Computational Lexicology, Computational Linguistics, Natural Language Processing, Information Retrieval, Text Analysis and Mining, Syntax and Semantics, Parsing, Finite State Automata, Knowledge Management, Visualization ...

General Research Areas

  • Text Analysis: recognition and extraction of lexical entities such as names, terms, dates, money, abbreviations, vocabulary generation.
  • Document Representation:  includes topic shift detection, single document summaries (derived via different strategies), multiple document summarization, multi-threaded summaries, document structure analysis.
  • Cross-document Coreference: inter- and intra-document aggregation of disambiguated entities in text and corpora.
  • Natural Language Processing: shallow parsing, part-of-speech tagging, anaphora resolution, coherence determination.
  • Search Enhancements: query refinement, document expansion.
  • Speech Mining: cleanup and text analysis of ASR transcripts.
  • Navigation and Visualization: active markup, lexical navigation, dynamic visualization.
  • Knowledge Management: the extraction, representation, and application of domain specific vocabularies and relationships from text.
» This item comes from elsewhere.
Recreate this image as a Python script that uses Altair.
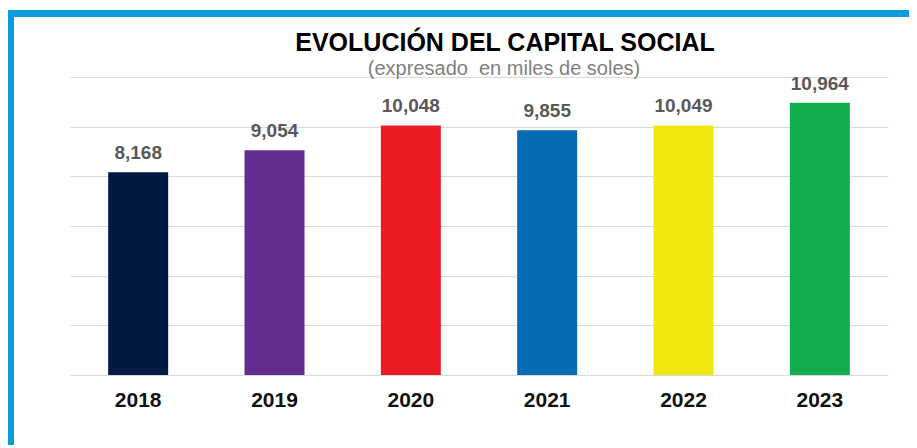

Research Projects and Technologies

  • TALENT (Text Analysis and Language Engineering Technology): These tools analyze text and extract meaningful lexical information from it, including concept names and relationships among them. Toolkit highlights include:
    • morpho-lexical analysis
    • named entity extraction,
    • technical terminology identification,
    • abbreviations processing,
    • part-of-speech tagging,
    • lexical relations highlighting,
    • topic segmentation,
    • cross-document coreference
  • Summarizer: This is a system which uses advance text analysis techniques to produce indicative summaries of documents. Summaries are intended for use in document management and retrieval systems, where their role is to provide users with concise, readable representations of documents' contents. Summarizer uses a "summarization by sentence extraction" approach to generate a document summary. Its algorithm comprises a set of strategies for ranking the sentences in a document by salience, and for extracting the most salient sentences to produce a summary of any specified length.
  • Finite State Language Modeling (Intex):  INTEX is a Natural Language Processing development environment based on Finite State Transducers (FSTs). It parses texts of several million words, and includes large-coverage dictionaries and grammars. INTEX builds lemmatized concordances and indices of texts with respect to all types of Finite State patterns; it is used as a lexical parser to produce the input of a syntactic parser, but can also be viewed as an information retrieval system.
  • Lexical Navigation: A technology which shows how extracted information can be browsed and navigated to enhance information discovery and search.